What would we do without the straw man, without the ability to make a caricature of the position we want to argue against? How many op-eds, debates and political speeches count on the ability to present a dumbed-down version of the position we contest, and then revel in knocking it down?
Examples abound, but the argument over Iran is a recent treasure trove of how shallow debate can sometimes become. Given how much complexity and uncertainty surrounds the Iranian nuclear issue, the easy conviction with which the policy being opposed (sanctions, military action, negotiations, etc…) is regularly dismissed is stunning. The utter confidence of many public pronouncements promoting military or other action is no less dramatic. Perhaps because the stakes are so high some feel the need to mount a zero-sum argument. But these stakes are the reason to pursue a nuanced and intricate conversation, not to seek comfort in false conviction.
“Military action against Iran would be catastrophic,” declared one recent opinion piece, ominously. Time for some "creative destruction,” announced another with abandon. Unless there has been a sudden eruption amongst the chattering classes of experts on sanctions and military strategy and nuclear fuel cycles and Iranian society, this kind of discourse is, to be blunt, simplistic and largely irrelevant.
The list of factors one needs to be familiar with in order to speak intelligently about Iran, let alone persuasively, is long indeed. Some of them are simply not in the public domain, and available only to a handful of people (most of whom are obliged to refrain from public debate). Other factors - such as how best to impact the decision-making of Iran’s ruling clerics - can only ever be partially known, and are at most educated guesses.
So, given this picture, what would serious thinking and debate about Iran look like?
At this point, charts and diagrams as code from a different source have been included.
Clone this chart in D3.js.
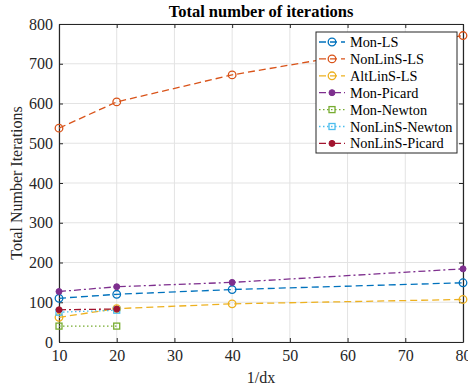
<!DOCTYPE html>
<html>
<head>
<meta charset="utf-8">
<script src="https://cdn.jsdelivr.net/npm/d3@7"></script>
<style>
  html, body { margin: 0; padding: 0; background: #fff; }
  svg { display: block; font-family: "Liberation Serif", "Times New Roman", serif; }
</style>
</head>
<body>
<svg id="chart" width="468" height="391"></svg>
<script>
// Grid resolutions (1/dx) and iteration counts per solver
const xTicks = [10, 20, 30, 40, 50, 60, 70, 80];
const yTicks = [0, 100, 200, 300, 400, 500, 600, 700, 800];

const resFull = [10, 20, 40, 80];
const resShort = [10, 20];

const monLS = [110, 120, 132, 149];
const nonLinSLS = [538, 604, 672, 771];
const altLinSLS = [62, 84, 96, 107];
const monPicard = [127, 139, 150, 184];
const monNewton = [40, 40];
const nonLinSNewton = [75, 80];
const nonLinSPicard = [81, 83];

const seriesNames = ["Mon-LS", "NonLinS-LS", "AltLinS-LS", "Mon-Picard", "Mon-Newton", "NonLinS-Newton", "NonLinS-Picard"];

const series = [
  { name: seriesNames[0], x: resFull, y: monLS, color: "#0072BD", dash: "7,4", marker: "circle" },
  { name: seriesNames[1], x: resFull, y: nonLinSLS, color: "#D95319", dash: "7,4", marker: "circle" },
  { name: seriesNames[2], x: resFull, y: altLinSLS, color: "#EDB120", dash: "7,4", marker: "circle" },
  { name: seriesNames[3], x: resFull, y: monPicard, color: "#7E2F8E", dash: "7,3,2,3", marker: "dot" },
  { name: seriesNames[4], x: resShort, y: monNewton, color: "#77AC30", dash: "1.5,2.5", marker: "square" },
  { name: seriesNames[5], x: resShort, y: nonLinSNewton, color: "#4DBEEE", dash: "1.5,2.5", marker: "square" },
  { name: seriesNames[6], x: resShort, y: nonLinSPicard, color: "#A2142F", dash: "7,3,2,3", marker: "dot" }
];

const svg = d3.select("#chart");
const plotL = 59, plotR = 463, plotT = 24, plotB = 342;

const x = d3.scaleLinear().domain([10, 80]).range([plotL, plotR]);
const y = d3.scaleLinear().domain([0, 800]).range([plotB, plotT]);

// grid
const grid = svg.append("g");
grid.selectAll(".gx").data(xTicks).enter().append("line")
  .attr("x1", d => x(d)).attr("x2", d => x(d)).attr("y1", plotT).attr("y2", plotB)
  .attr("stroke", "#e3e3e3").attr("stroke-width", 1);
grid.selectAll(".gy").data(yTicks).enter().append("line")
  .attr("x1", plotL).attr("x2", plotR).attr("y1", d => y(d)).attr("y2", d => y(d))
  .attr("stroke", "#e3e3e3").attr("stroke-width", 1);

// axes
const axisColor = "#262626";
const xAxis = svg.append("g").attr("transform", `translate(0,${plotB})`)
  .call(d3.axisBottom(x).tickValues(xTicks).tickSizeInner(-4).tickSizeOuter(0).tickPadding(9));
const yAxis = svg.append("g").attr("transform", `translate(${plotL},0)`)
  .call(d3.axisLeft(y).tickValues(yTicks).tickSizeInner(-4).tickSizeOuter(0).tickPadding(6));
const xAxisTop = svg.append("g").attr("transform", `translate(0,${plotT})`)
  .call(d3.axisTop(x).tickValues(xTicks).tickSizeInner(-4).tickSizeOuter(0).tickFormat(""));
const yAxisRight = svg.append("g").attr("transform", `translate(${plotR},0)`)
  .call(d3.axisRight(y).tickValues(yTicks).tickSizeInner(-4).tickSizeOuter(0).tickFormat(""));
[xAxis, yAxis, xAxisTop, yAxisRight].forEach(g => {
  g.select(".domain").attr("stroke", axisColor).attr("stroke-width", 1.2);
  g.selectAll(".tick line").attr("stroke", axisColor);
  g.selectAll("text").attr("fill", axisColor).style("font-family", "Liberation Serif, serif").style("font-size", "16px");
});
xAxis.selectAll("text").attr("dy", "0.6em");

function drawMarkers(g, coords, s) {
  coords.forEach(([cx, cy]) => {
    if (s.marker === "circle") {
      g.append("circle").attr("cx", cx).attr("cy", cy).attr("r", 3.8)
        .attr("fill", "none").attr("stroke", s.color).attr("stroke-width", 1.3);
    } else if (s.marker === "dot") {
      g.append("circle").attr("cx", cx).attr("cy", cy).attr("r", 3)
        .attr("fill", s.color).attr("stroke", s.color).attr("stroke-width", 1);
    } else {
      g.append("rect").attr("x", cx - 3).attr("y", cy - 3).attr("width", 6).attr("height", 6)
        .attr("fill", "none").attr("stroke", s.color).attr("stroke-width", 1.3);
    }
  });
}

// series
const line = d3.line().x(d => x(d[0])).y(d => y(d[1]));
series.forEach(s => {
  const pts = s.x.map((v, i) => [v, s.y[i]]);
  const g = svg.append("g");
  g.append("path").datum(pts).attr("d", line)
    .attr("fill", "none").attr("stroke", s.color).attr("stroke-width", 1.3)
    .attr("stroke-dasharray", s.dash);
  drawMarkers(g, pts.map(p => [x(p[0]), y(p[1])]), s);
});

// title and axis labels
svg.append("text").attr("x", (plotL + plotR) / 2).attr("y", 17)
  .attr("text-anchor", "middle").attr("font-weight", "bold").attr("font-size", 16.5)
  .attr("fill", "#000").text("Total number of iterations");
svg.append("text").attr("x", (plotL + plotR) / 2).attr("y", 383)
  .attr("text-anchor", "middle").attr("font-size", 16).attr("fill", axisColor).text("1/dx");
svg.append("text").attr("transform", `translate(22,${(plotT + plotB) / 2}) rotate(-90)`)
  .attr("text-anchor", "middle").attr("font-size", 16).attr("fill", axisColor)
  .text("Total Number Iterations");

// legend
const lg = svg.append("g");
const lx = 316, ly = 32, lw = 141, lh = 121, rowH = 16.9;
lg.append("rect").attr("x", lx).attr("y", ly).attr("width", lw).attr("height", lh)
  .attr("fill", "#fff").attr("stroke", axisColor).attr("stroke-width", 1);
series.forEach((s, i) => {
  const cy = ly + 10 + i * rowH;
  lg.append("line").attr("x1", lx + 3).attr("x2", lx + 29).attr("y1", cy).attr("y2", cy)
    .attr("stroke", s.color).attr("stroke-width", 1.3)
    .attr("stroke-dasharray", s.dash);
  drawMarkers(lg, [[lx + 16, cy]], s);
  lg.append("text").attr("x", lx + 34).attr("y", cy).attr("dy", "0.35em")
    .attr("font-size", 14.3).attr("fill", "#000").text(s.name);
});
</script>
</body>
</html>
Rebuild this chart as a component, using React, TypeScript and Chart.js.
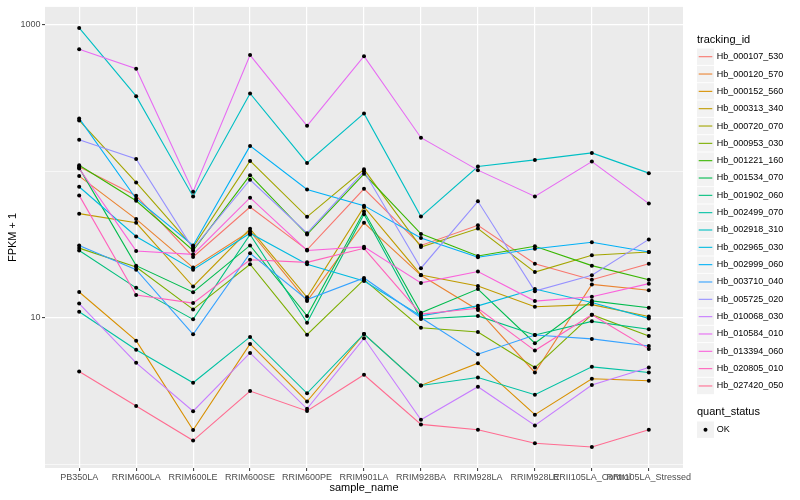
import React, { useEffect, useRef } from 'react';
import { Chart, registerables } from 'chart.js';

Chart.register(...registerables);

const categories = [
  'PB350LA', 'RRIM600LA', 'RRIM600LE', 'RRIM600SE', 'RRIM600PE', 'RRIM901LA',
  'RRIM928BA', 'RRIM928LA', 'RRIM928LE', 'RRII105LA_Control', 'RRII105LA_Stressed',
];

const seriesNames = [
  'Hb_000107_530', 'Hb_000120_570', 'Hb_000152_560', 'Hb_000313_340', 'Hb_000720_070',
  'Hb_000953_030', 'Hb_001221_160', 'Hb_001534_070', 'Hb_001902_060', 'Hb_002499_070',
  'Hb_002918_310', 'Hb_002965_030', 'Hb_002999_060', 'Hb_003710_040', 'Hb_005725_020',
  'Hb_010068_030', 'Hb_010584_010', 'Hb_013394_060', 'Hb_020805_010', 'Hb_027420_050',
];

const seriesColors = [
  '#F8766D', '#EA8331', '#D89000', '#C09B00', '#A3A500',
  '#7CAE00', '#39B600', '#00BB4E', '#00BF7D', '#00C1A3',
  '#00BFC4', '#00BAE0', '#00B0F6', '#35A2FF', '#9590FF',
  '#C77CFF', '#E76BF3', '#FA62DB', '#FF62BC', '#FF6C91',
];

// FPKM + 1 values, one array per tracking_id, in category order
const hb000107_530 = [107.3, 68.2, 26.0, 57.1, 29.1, 76.0, 31.2, 42.8, 23.4, 18.2, 23.4];
const hb000120_570 = [92.8, 47.2, 22.0, 39.0, 13.0, 44.5, 19.5, 11.3, 4.23, 16.9, 15.4];
const hb000152_560 = [15.0, 6.98, 1.71, 6.63, 2.68, 7.75, 3.45, 4.90, 2.18, 3.83, 3.71];
const hb000313_340 = [51.4, 44.5, 16.35, 40.5, 13.8, 57.1, 19.6, 16.5, 11.9, 12.3, 10.2];
const hb000720_070 = [222.7, 83.9, 30.4, 117.8, 48.9, 103.2, 30.4, 40.7, 20.5, 26.7, 28.1];
const hb000953_030 = [29.9, 22.2, 11.4, 23.2, 7.66, 18.2, 8.55, 8.0, 4.57, 10.5, 7.51];
const hb001221_160 = [109.9, 63.0, 28.8, 94.2, 37.0, 96.2, 37.4, 26.4, 30.8, 22.7, 18.2];
const hb001534_070 = [105.6, 22.7, 14.95, 31.2, 10.3, 53.1, 10.8, 15.7, 6.70, 13.05, 11.7];
const hb001902_060 = [28.8, 16.0, 9.75, 37.0, 9.25, 50.9, 9.8, 10.3, 7.63, 9.45, 8.34];
const hb002499_070 = [11.0, 6.04, 3.60, 7.40, 3.05, 7.75, 3.45, 3.91, 2.98, 4.62, 4.23];
const hb002918_310 = [954, 326, 67.4, 340, 114.2, 248.5, 49.1, 107.8, 119.7, 133.6, 97.2];
const hb002965_030 = [78.5, 35.9, 21.3, 37.8, 23.2, 17.8, 10.3, 12.06, 15.7, 12.7, 9.9];
const hb002999_060 = [229.8, 65.0, 31.2, 149.1, 75.2, 58.3, 35.0, 25.9, 29.6, 32.8, 28.1];
const hb003710_040 = [31.2, 21.3, 7.71, 27.6, 13.3, 18.7, 10.0, 5.64, 7.63, 7.17, 6.42];
const hb005725_020 = [164.4, 121.6, 29.6, 87.6, 37.8, 100, 21.8, 62.4, 15.2, 19.5, 34.3];
const hb010068_030 = [12.5, 4.92, 2.30, 5.75, 2.39, 7.24, 2.01, 3.38, 1.84, 3.47, 4.57];
const hb010584_010 = [682.9, 502.3, 72.6, 621.7, 204.7, 611.9, 169.7, 101.9, 67.4, 116.6, 60.2];
const hb013394_060 = [104.5, 28.6, 27.1, 66.1, 28.8, 30.5, 17.3, 20.7, 13.0, 13.9, 17.1];
const hb020805_010 = [68.5, 14.3, 12.6, 24.9, 23.9, 29.8, 10.6, 11.6, 5.97, 10.5, 6.13];
const hb027420_050 = [4.30, 2.50, 1.45, 3.16, 2.31, 4.08, 1.87, 1.72, 1.39, 1.31, 1.72];

const seriesValues = [
  hb000107_530, hb000120_570, hb000152_560, hb000313_340, hb000720_070,
  hb000953_030, hb001221_160, hb001534_070, hb001902_060, hb002499_070,
  hb002918_310, hb002965_030, hb002999_060, hb003710_040, hb005725_020,
  hb010068_030, hb010584_010, hb013394_060, hb020805_010, hb027420_050,
];

const yTickValues = [1, 10, 100, 1000];
const yTickLabels = ['', '10', '', '1000'];
const yMajor = [false, true, false, true];
const quantStatus = ['OK'];

const FONT = '"Liberation Sans", Arial, Helvetica, sans-serif';

const ggPlugin = {
  id: 'ggDecor',
  beforeDraw(chart: any) {
    const { ctx, chartArea: a } = chart;
    ctx.save();
    ctx.fillStyle = '#FFFFFF';
    ctx.fillRect(0, 0, chart.width, chart.height);
    ctx.fillStyle = '#EBEBEB';
    ctx.fillRect(a.left, a.top, a.right - a.left, a.bottom - a.top);
    ctx.restore();
  },
  afterDraw(chart: any) {
    const { ctx } = chart;
    ctx.save();
    ctx.textBaseline = 'middle';
    ctx.textAlign = 'left';
    ctx.fillStyle = '#000000';
    ctx.font = `11px ${FONT}`;
    ctx.fillText('tracking_id', 697, 40);
    const step = 17.33;
    seriesNames.forEach((name, i) => {
      const cy = 56.7 + i * step;
      ctx.fillStyle = '#F2F2F2';
      ctx.fillRect(697, cy - 8.2, 17, 16.4);
      ctx.strokeStyle = seriesColors[i];
      ctx.lineWidth = 1.1;
      ctx.beginPath();
      ctx.moveTo(698.7, cy);
      ctx.lineTo(712.3, cy);
      ctx.stroke();
      ctx.fillStyle = '#000000';
      ctx.font = `9px ${FONT}`;
      ctx.fillText(name, 716.7, cy);
    });
    ctx.font = `11px ${FONT}`;
    ctx.fillText('quant_status', 697, 412.3);
    quantStatus.forEach((q, i) => {
      const cy = 429.7 + i * step;
      ctx.fillStyle = '#F2F2F2';
      ctx.fillRect(697, cy - 8.2, 17, 16.4);
      ctx.fillStyle = '#000000';
      ctx.beginPath();
      ctx.arc(705.5, cy, 2, 0, Math.PI * 2);
      ctx.fill();
      ctx.font = `9px ${FONT}`;
      ctx.fillText(q, 716.7, cy);
    });
    ctx.restore();
  },
};

export default function App() {
  const ref = useRef<HTMLCanvasElement | null>(null);

  useEffect(() => {
    if (!ref.current) return;
    const n = seriesValues.length;
    const lineSets = seriesValues.map((vals, i) => ({
      label: seriesNames[i],
      data: vals.map((v, j) => ({ x: j, y: v })),
      borderColor: seriesColors[i],
      backgroundColor: seriesColors[i],
      borderWidth: 1.1,
      pointRadius: 0,
      pointHoverRadius: 0,
      fill: false,
      tension: 0,
      order: 10 + (n - i),
    }));
    const pointSet = {
      label: 'quant_status',
      data: seriesValues.flatMap((vals) => vals.map((v, j) => ({ x: j, y: v }))),
      showLine: false,
      borderWidth: 0,
      pointRadius: 2,
      pointHoverRadius: 2,
      pointBackgroundColor: '#000000',
      pointBorderWidth: 0,
      order: 0,
    };

    const chart = new Chart(ref.current, {
      type: 'line',
      data: { datasets: [...lineSets, pointSet] as any },
      plugins: [ggPlugin],
      options: {
        animation: false,
        responsive: false,
        devicePixelRatio: 1,
        layout: { padding: { left: 0, right: 117, top: 5, bottom: 0 } },
        plugins: { legend: { display: false }, tooltip: { enabled: false } },
        scales: {
          x: {
            type: 'linear',
            min: -0.6,
            max: 10.6,
            afterBuildTicks: (scale: any) => {
              scale.ticks = categories.map((_, i) => ({ value: i }));
            },
            afterFit: (scale: any) => {
              scale.height = 32;
            },
            ticks: {
              autoSkip: false,
              maxRotation: 0,
              minRotation: 0,
              padding: 1.5,
              color: '#4D4D4D',
              font: { family: FONT, size: 9 },
              callback: (v: any) => categories[Math.round(Number(v))] ?? '',
            },
            grid: {
              color: '#FFFFFF',
              lineWidth: 1.2,
              drawTicks: true,
              tickLength: 3,
              tickColor: '#333333',
              tickWidth: 1,
            },
            border: { display: false },
            title: {
              display: true,
              text: 'sample_name',
              color: '#000000',
              font: { family: FONT, size: 11 },
              padding: { top: 0, bottom: 5.4 },
            },
          },
          y: {
            type: 'logarithmic',
            min: 0.942,
            max: 1327,
            afterBuildTicks: (scale: any) => {
              scale.ticks = yTickValues.map((v) => ({ value: v }));
            },
            afterFit: (scale: any) => {
              scale.width = 45;
            },
            ticks: {
              autoSkip: false,
              padding: 1.5,
              color: '#4D4D4D',
              font: { family: FONT, size: 9 },
              callback: (v: any) => {
                const idx = yTickValues.indexOf(Number(v));
                return idx >= 0 ? yTickLabels[idx] : '';
              },
            },
            grid: {
              color: '#FFFFFF',
              lineWidth: (c: any) => {
                const idx = yTickValues.indexOf(c.tick?.value);
                return idx >= 0 && yMajor[idx] ? 1.2 : 0.6;
              },
              drawTicks: true,
              tickLength: 3,
              tickColor: (c: any) => {
                const idx = yTickValues.indexOf(c.tick?.value);
                return idx >= 0 && yMajor[idx] ? '#333333' : 'rgba(0,0,0,0)';
              },
              tickWidth: 1,
            },
            border: { display: false },
            title: {
              display: true,
              text: 'FPKM + 1',
              color: '#000000',
              font: { family: FONT, size: 11 },
              padding: { top: 6.4, bottom: 0 },
            },
          },
        },
      } as any,
    });
    return () => chart.destroy();
  }, []);

  return (
    <div style={{ position: 'fixed', left: 0, top: 0, width: 800, height: 500, background: '#fff' }}>
      <canvas ref={ref} width={800} height={500} style={{ width: 800, height: 500, display: 'block' }} />
    </div>
  );
}
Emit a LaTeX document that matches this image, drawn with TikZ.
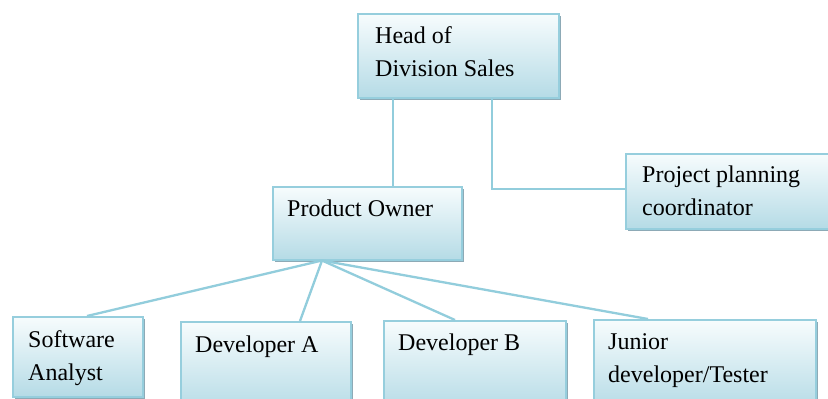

Three initial guiding principles come to mind. The first is to have the courage to acknowledge what is weak and uncertain about one’s own position. An argument can sometimes be rendered more, not less, persuasive by taking account of what is not known or contested. For example, we can support strong sanctions against Iran even if we admit that we do not know their ultimate affect on Tehran’s decision-making. The preponderance of evidence suggests that pressure has altered the regime’s calculus in the past, but we need not fake certainty that, this time, sanctions will soften rather than harden Iranian resolve.
Second, to have our own position taken seriously we should be willing to recognize that which is legitimate or compelling in the position that we are opposing. In a challenge as thorny and charged as Iran, it cannot be that all the good arguments lean only to one side. Accepting the difficulty of an issue, whatever position one ultimately favors, does not betray a failure of conviction but a connection to reality. Advocates of an armed strike against Iran, for instance, should be able to acknowledge their opponent’s point that the consequences of military action cannot be easily predicted and may be far-reaching. Support for such a strike need not emerge from absolute confidence, but from a balance of risk assessment that admits the many dangers and conflicting concerns involved.
The third principle is a little trickier. Following the first two principles alone can sometimes lead us to seek refuge in nuance and complexity, without actually offering proposals for how to proceed. We can become so enamored with the trees that we feel no obligation to offer our own way out of the forest.
It is always easier to criticize a policy - especially if one makes a straw man of it - than to suggest a feasible alternative. Arguments would be more serious if striking down a position we opposed obliged us to suggest our own approach and expose ourselves to the kind of criticism we readily direct toward others.
In reading the views so vehemently expressed on Iran, I am reminded of the groundbreaking work of behavioral psychologist and Israeli Nobel laureate, Daniel Kahneman. His newest book, Thinking Fast and Slow, is a study of the complex, and sometimes deeply irrational, ways humans formulate their opinions. It gives scientific evidence for something we might well have hypothesized: that the way we think is not just the product of cold, rational, analysis. Our opinions can be shaped by experience, illusion, intuition, trauma, and a variety of biases that Kahneman's experiments have substantiated.
Given this, it is amazing that so many of us are committed dogmatically to our own beliefs and views and can be so easily dismissive of the views of others. We hold our own opinions in such high regard and never seem to wonder how people with opposing views (even with intellect and maturity not fundamentally different from our own) can hold positions that are so flimsy and easily punctured.
Kahneman’s studies are not a reason to avoid serious debate and dismiss any view as ultimately driven by irrational (or unknowable) forces. But they are an argument for humility and circumspection; for a willingness to be conscious of the possible flaws in our own reasoning, and the possible strengths in alternate positions.
The Talmud in Eruvin (13b) expresses a similar sentiment. It asks if both the views of Beit Shammai and Beit Hillel are “words of the living God,” why did Beit Hillel merit having the halakha decided according to its view. Its answer: “because they were easygoing and tolerant; because they would study both their own opinion and the opinion of Bet Shammai and, what’s more, they would state Beit Shammai’s position before their own.”
The discussion of the Iranian issue - as of any other - calls for a measure of those quintessentially Jewish values of humility and self-doubt (not always on display, but embedded somewhere in most of us). Not so much self-doubt and humility as to induce indecision and paralysis, but just enough for a meaningful and serious debate.